Star-Telegram.com

Texas voter ID law unlikely to take effect soon

Posted Monday, Mar. 12, 2012

The Justice Department's refusal to approve the Texas voter identification law is a step forward, but it doesn't come close to resolving whether the state will implement the requirement for any of this year's elections.

Chances are the legal dispute over the law will prevent it from taking effect for the May 12 local elections or party primaries currently set for May 29.

Assistant Attorney General Thomas Perez, who heads Justice's civil rights division, notified Texas by letter Monday that the voter ID law does not comply with the federal Voting Rights Act.

The act bars states from adopting electoral changes that have the purpose or effect of obstructing the right to vote based on race, color or membership in a language minority group.

The Texas ID law, enacted last year, requires voters to show a government-issued photo card to cast a ballot. Acceptable documents are a military ID, driver's license, U.S. citizenship certificate that has a photo, U.S. passport, concealed-handgun license or voter card from the Department of Public Safety.

The state told Justice that mandating a photo ID is necessary to protect the integrity of elections and deter voting by ineligible people.

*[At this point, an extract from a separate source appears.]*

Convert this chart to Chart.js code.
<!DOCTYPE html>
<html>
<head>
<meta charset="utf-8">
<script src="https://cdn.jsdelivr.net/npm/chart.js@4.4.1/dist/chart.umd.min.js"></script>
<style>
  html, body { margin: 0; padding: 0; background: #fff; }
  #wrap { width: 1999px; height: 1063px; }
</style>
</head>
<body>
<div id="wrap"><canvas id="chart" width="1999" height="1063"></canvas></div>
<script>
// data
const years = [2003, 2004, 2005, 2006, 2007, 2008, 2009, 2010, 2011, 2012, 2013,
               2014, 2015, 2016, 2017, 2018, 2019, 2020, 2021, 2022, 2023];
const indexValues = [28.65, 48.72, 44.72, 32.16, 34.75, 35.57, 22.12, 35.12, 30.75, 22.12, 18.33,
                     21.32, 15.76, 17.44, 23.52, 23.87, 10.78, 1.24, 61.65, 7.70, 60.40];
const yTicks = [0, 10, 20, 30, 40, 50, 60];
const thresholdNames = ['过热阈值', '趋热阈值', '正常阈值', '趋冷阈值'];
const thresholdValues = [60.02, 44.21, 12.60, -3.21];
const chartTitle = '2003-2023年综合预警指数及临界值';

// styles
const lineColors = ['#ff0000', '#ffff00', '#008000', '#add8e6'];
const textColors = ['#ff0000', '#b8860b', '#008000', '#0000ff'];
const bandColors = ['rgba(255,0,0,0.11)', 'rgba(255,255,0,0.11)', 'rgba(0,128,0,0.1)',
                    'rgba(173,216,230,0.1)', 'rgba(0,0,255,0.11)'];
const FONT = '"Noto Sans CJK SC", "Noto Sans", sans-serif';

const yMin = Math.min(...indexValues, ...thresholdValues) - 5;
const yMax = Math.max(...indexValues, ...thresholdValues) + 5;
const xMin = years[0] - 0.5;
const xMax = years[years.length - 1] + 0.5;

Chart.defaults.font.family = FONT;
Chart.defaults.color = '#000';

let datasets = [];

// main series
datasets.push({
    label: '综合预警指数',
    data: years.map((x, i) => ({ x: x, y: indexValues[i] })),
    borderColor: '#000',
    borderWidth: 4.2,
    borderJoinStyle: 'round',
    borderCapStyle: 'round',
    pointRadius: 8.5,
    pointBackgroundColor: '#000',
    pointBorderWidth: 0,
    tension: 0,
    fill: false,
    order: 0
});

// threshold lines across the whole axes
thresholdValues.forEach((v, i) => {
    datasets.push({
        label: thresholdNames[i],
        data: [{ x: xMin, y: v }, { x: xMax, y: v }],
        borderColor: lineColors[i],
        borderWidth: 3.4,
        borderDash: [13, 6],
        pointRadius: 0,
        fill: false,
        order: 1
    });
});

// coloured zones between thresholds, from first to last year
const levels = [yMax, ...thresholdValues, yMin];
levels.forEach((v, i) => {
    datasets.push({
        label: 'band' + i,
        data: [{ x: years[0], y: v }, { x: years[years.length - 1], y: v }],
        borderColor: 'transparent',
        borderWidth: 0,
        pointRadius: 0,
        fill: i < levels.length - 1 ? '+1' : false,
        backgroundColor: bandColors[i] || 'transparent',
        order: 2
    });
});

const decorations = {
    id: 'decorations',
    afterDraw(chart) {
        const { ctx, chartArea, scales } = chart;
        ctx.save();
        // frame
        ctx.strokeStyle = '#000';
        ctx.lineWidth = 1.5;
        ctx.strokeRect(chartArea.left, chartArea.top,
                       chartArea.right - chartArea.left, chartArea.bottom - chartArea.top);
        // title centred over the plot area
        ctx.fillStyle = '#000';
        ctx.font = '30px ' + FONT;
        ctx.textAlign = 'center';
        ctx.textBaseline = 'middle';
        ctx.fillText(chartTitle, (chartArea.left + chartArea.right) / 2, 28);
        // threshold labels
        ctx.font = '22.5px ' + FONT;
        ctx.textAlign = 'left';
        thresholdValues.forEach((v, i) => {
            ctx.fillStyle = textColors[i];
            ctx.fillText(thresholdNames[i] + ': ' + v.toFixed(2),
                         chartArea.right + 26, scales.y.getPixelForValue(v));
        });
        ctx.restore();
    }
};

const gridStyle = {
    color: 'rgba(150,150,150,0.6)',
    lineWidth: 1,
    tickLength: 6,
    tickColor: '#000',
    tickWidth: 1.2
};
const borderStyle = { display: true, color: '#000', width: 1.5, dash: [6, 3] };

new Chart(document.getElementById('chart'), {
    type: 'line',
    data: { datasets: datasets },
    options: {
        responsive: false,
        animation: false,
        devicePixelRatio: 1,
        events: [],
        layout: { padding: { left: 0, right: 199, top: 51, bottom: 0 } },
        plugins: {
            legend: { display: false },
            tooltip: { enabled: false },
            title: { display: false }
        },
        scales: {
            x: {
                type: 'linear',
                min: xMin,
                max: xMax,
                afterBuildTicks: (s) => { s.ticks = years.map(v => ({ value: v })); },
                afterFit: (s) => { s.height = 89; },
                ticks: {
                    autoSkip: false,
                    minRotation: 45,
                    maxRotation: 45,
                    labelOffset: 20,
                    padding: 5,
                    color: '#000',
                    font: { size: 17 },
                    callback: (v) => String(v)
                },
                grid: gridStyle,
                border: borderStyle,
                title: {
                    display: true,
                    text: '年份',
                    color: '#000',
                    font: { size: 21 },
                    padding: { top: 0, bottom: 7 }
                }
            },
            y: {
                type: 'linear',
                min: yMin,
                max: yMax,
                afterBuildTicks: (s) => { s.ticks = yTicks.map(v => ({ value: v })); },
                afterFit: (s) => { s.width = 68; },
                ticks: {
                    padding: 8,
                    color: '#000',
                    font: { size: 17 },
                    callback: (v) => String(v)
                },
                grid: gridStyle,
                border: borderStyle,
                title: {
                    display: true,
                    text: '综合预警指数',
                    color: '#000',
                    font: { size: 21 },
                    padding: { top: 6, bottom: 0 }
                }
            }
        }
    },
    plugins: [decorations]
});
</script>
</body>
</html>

But Perez said in his letter that "the state's submission did not include evidence of significant in-person voter impersonation not already addressed" by existing Texas laws.

Moreover, he said, data submitted by the state show that Hispanic voters are far more likely than non-Hispanics to lack the required photo IDs and have a hard time getting them.

Justice looked at data about registered voters, driver's licensees and holders of DPS-issued IDs from September 2011 and January 2012. Hispanics made up 21.8 percent of registered voters in both months (12,780,841 voters were registered as of September, 12,892,280 as of January).

Hispanics made up 29 percent of registered voters without the required identification in September and more than 38 percent in January.

"Even using the data most favorable to the state, Hispanics disproportionately lack either a driver's license or a personal identification card issued by DPS, and that disparity is statistically significant," Justice said.

The letter added that the state didn't give the Justice Department information on whether African-American or Asian voters are also disproportionately affected by the law.

Supporters of the law often argue that it should be easy for those who want an ID to get one from the DPS. But Justice said there are barriers: 81 of Texas' 254 counties don't have DPS offices, only 49 of the 221 offices stay open late hours and Hispanics are more likely than non-Hispanic whites to live in counties without DPS offices and lack private transportation to get to one.

In a website statement on Justice's action, Texas Attorney General Greg Abbott said that since 2002, election fraud investigations by the state attorney general's office have resulted in 50 convictions. That's an average of five a year under existing law -- hardly a justification for the new requirement. (bit.ly/y3KmRN)

The Star-Telegram Editorial Board has long taken the position that the voter ID law is a solution in search of a problem.

It was ironic that Texas Sen. John Cornyn, who heads the National Republican Senatorial committee, quickly issued a statement Monday saying Justice's decision "reeks of politics" and calling it an effort to "carry water for the president's re-election campaign."

Surely Cornyn knows that the law was politically motivated in the first place -- to boost Texas Republicans' advantage over Democrats.

Abbott in January asked a federal panel in Washington to approve the voter ID law, but those judges were waiting for the Justice Department's decision. That court is expected to hold a hearing Wednesday to decide how to proceed with the case.

It's unfortunate that Texas taxpayers will continue pouring money into legal fees and court expenses to continue a clash whose benefits don't outweigh the costs.